The United Nations praised yesterday a step by a US Senate committee to cut greenhouse gas emissions in the world's top carbon emitter even as Washington reaffirmed opposition to caps.
"That's a very encouraging sign from the United States," Yvo de Boer, head of the UN Climate Change Secretariat, said at 190-nation UN talks in Bali, Indonesia, of a vote by the Senate Environment and Public Works Committee.
His comments rubbed in the isolation of President George W. Bush's administration at the December 3-14 talks. Australia's new government ratified the Kyoto Protocol on Monday, leaving the United States as the only developed nation outside the pact.

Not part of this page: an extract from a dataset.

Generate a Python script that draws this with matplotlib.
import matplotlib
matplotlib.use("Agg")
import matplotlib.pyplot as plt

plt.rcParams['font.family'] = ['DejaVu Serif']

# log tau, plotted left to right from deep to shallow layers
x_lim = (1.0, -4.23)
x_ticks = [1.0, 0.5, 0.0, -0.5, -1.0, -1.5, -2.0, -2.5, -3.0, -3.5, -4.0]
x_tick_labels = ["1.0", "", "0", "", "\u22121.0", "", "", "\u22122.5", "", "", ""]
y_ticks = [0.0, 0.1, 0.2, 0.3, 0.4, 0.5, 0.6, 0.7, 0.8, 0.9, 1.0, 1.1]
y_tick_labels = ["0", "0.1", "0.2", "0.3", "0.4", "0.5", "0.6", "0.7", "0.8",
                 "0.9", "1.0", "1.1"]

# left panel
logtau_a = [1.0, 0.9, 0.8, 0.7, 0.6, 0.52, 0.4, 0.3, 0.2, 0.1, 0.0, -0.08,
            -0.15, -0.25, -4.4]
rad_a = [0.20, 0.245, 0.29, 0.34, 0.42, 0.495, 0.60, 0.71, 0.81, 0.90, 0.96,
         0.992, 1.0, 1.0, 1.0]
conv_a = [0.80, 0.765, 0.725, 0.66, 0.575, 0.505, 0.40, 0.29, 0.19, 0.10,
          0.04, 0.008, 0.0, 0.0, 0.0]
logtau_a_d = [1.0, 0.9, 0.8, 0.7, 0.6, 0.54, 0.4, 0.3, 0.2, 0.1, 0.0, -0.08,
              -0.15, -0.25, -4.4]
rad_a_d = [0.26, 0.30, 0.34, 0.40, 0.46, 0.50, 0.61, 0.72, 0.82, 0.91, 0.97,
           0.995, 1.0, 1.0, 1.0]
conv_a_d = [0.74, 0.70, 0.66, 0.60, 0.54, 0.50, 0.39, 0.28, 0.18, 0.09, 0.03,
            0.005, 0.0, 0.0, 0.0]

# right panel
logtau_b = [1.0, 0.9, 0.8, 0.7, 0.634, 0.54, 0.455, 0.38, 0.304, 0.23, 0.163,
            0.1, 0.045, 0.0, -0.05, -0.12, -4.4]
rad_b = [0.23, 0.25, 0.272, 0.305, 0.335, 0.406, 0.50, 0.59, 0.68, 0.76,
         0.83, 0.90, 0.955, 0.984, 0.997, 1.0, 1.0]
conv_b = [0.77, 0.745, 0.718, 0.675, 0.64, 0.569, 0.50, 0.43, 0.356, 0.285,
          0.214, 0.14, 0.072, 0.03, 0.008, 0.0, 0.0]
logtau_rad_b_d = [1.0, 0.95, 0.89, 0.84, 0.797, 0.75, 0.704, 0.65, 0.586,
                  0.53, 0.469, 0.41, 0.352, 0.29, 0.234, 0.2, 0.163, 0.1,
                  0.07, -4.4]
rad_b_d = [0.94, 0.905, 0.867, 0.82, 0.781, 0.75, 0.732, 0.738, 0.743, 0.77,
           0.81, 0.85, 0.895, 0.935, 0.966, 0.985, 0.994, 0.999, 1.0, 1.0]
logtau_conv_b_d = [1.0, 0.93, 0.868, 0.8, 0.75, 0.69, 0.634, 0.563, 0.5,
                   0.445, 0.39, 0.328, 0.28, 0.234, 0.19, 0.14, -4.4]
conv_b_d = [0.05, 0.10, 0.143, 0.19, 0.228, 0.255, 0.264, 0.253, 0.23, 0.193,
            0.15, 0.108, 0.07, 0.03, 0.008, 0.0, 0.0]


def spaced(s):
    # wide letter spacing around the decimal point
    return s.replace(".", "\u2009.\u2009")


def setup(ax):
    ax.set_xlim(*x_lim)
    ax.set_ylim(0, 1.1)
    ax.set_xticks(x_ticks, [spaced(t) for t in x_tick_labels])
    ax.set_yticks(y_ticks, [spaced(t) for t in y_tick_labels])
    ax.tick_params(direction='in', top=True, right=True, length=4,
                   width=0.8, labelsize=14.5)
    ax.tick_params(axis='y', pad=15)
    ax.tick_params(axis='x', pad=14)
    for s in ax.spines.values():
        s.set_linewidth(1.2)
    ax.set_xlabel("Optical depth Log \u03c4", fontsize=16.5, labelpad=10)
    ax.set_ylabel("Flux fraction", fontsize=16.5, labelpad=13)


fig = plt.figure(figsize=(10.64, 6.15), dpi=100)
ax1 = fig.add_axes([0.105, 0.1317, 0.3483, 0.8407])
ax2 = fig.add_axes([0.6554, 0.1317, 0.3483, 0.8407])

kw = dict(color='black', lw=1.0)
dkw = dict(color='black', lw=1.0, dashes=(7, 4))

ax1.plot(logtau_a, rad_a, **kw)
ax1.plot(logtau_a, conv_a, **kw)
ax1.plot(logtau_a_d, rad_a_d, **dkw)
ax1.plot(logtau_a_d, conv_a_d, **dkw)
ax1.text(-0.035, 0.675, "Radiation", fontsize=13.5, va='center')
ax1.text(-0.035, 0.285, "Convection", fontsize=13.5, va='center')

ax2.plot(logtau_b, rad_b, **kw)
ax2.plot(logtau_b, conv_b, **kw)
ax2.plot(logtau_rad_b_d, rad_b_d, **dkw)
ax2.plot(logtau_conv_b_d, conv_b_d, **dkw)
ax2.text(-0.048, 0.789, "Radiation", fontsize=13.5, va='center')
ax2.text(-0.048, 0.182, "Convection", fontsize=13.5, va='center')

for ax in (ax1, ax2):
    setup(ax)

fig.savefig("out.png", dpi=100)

In Washington, the Senate committee voted 11-8 on Wednesday for legislation outlining a cap-and-trade system for industry, power generators and transport. The bill is headed for debate in the full Senate.
"It will not alter our position here," US chief climate negotiator Harlan Watson told reporters in Bali of the vote. Bush has opposed mandatory caps on emissions, favoring instead big investments in clean technologies.

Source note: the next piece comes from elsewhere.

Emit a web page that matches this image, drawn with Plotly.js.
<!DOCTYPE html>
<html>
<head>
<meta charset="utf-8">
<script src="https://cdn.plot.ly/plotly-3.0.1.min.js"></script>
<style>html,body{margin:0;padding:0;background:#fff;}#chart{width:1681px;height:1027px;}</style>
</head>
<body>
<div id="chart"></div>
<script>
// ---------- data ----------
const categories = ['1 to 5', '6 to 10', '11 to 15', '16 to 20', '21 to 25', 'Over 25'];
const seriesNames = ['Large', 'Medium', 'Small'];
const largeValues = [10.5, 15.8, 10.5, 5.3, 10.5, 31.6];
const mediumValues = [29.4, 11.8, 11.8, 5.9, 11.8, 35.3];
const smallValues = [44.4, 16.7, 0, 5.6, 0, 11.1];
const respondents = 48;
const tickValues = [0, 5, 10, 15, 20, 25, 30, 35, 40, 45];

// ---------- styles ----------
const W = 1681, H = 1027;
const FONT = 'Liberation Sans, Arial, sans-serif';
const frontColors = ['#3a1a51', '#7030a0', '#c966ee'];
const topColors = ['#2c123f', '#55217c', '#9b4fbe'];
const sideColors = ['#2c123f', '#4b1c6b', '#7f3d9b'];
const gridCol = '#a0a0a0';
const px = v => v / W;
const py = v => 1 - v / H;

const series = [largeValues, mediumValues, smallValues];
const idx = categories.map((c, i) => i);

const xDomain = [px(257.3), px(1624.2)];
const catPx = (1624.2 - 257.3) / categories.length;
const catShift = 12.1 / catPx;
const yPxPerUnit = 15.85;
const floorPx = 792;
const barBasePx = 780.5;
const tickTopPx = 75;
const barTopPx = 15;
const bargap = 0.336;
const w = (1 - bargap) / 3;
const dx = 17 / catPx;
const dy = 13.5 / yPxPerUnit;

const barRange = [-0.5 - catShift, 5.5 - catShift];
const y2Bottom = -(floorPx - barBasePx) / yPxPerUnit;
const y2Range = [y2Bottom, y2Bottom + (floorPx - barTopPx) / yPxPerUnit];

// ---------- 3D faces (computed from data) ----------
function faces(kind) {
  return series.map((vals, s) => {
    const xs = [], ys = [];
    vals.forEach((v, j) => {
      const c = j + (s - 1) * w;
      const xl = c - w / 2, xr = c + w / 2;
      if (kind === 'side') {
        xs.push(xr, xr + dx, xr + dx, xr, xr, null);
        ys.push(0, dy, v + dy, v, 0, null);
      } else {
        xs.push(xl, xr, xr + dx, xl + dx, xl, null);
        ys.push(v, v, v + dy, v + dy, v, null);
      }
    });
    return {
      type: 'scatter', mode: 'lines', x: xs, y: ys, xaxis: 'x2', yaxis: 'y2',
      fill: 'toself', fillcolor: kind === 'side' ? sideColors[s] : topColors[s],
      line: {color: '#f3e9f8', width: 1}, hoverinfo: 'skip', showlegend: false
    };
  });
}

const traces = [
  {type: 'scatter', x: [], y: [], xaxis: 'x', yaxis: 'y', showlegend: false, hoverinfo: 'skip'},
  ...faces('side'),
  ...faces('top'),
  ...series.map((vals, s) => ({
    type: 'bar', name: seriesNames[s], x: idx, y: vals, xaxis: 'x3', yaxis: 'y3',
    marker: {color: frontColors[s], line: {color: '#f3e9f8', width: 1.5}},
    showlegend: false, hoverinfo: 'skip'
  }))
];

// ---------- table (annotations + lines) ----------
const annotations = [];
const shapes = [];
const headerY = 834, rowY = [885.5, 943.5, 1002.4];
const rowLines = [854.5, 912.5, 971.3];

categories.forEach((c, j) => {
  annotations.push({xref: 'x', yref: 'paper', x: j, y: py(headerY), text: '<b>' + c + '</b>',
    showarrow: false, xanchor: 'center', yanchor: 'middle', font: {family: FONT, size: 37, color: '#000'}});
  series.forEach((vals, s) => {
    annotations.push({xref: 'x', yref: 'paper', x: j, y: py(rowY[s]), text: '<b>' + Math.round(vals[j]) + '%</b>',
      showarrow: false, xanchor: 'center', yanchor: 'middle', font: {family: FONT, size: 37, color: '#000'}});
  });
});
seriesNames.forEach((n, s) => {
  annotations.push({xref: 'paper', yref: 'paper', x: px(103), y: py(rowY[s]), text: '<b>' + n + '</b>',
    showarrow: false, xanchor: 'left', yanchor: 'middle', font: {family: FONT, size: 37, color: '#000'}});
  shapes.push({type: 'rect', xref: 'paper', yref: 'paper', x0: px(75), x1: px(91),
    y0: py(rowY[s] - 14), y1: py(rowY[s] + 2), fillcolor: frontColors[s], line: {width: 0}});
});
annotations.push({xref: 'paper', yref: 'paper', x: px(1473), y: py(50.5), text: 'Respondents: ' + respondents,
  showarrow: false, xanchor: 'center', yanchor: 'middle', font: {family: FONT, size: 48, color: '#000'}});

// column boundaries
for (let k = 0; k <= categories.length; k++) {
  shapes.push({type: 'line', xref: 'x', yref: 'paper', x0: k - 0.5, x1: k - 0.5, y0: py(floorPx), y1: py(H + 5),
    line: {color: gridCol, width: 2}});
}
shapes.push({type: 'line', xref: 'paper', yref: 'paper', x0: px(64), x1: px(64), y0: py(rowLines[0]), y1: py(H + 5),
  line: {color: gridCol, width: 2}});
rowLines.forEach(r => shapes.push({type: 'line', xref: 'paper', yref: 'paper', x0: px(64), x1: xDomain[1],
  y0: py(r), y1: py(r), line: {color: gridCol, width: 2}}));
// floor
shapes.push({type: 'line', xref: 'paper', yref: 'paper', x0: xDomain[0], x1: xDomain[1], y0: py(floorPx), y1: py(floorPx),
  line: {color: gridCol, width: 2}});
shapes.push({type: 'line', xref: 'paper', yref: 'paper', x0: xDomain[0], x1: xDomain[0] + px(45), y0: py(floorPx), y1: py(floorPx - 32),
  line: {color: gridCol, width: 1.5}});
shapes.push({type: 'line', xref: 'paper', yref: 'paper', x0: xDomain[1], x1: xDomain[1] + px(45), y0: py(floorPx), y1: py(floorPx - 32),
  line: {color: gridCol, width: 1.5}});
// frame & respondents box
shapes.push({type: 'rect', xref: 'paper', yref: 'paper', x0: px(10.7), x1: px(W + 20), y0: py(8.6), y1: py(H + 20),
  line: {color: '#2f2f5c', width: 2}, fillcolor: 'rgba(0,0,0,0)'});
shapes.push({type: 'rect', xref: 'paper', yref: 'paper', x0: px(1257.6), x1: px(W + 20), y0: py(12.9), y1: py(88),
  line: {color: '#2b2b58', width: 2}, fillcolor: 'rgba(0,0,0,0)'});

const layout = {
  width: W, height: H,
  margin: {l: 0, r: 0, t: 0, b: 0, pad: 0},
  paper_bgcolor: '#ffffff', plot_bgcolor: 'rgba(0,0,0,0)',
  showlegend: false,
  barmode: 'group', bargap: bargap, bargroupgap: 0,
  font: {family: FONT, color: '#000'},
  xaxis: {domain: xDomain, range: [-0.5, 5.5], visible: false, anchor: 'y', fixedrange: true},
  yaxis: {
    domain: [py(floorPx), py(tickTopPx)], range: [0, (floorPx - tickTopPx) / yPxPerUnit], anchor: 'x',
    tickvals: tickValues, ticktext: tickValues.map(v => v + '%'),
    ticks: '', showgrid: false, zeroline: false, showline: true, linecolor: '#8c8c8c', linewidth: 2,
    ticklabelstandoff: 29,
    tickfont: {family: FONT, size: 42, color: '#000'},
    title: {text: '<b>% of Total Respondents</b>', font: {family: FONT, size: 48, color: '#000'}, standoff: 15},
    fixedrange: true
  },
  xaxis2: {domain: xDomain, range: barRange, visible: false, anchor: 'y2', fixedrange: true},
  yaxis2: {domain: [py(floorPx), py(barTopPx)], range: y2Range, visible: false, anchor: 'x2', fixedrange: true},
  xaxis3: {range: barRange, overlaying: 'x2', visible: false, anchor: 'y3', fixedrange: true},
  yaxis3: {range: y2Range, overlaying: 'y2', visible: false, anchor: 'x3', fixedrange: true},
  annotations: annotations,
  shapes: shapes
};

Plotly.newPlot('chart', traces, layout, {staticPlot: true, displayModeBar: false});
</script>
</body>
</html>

And Watson said Washington was pushing ahead with its own track by inviting big economies to Honolulu, Hawaii, next month for climate change talks after a first Washington meeting in September. He said he believed the dates were Jan. 29 and 30.
Bush wants 17 big emitters, accounting for more than 80 percent of world greenhouse gases, to agree to new climate goals by the end of 2008 - just before Bush leaves office - and feed into a new UN pact meant to be agreed by the end of 2009.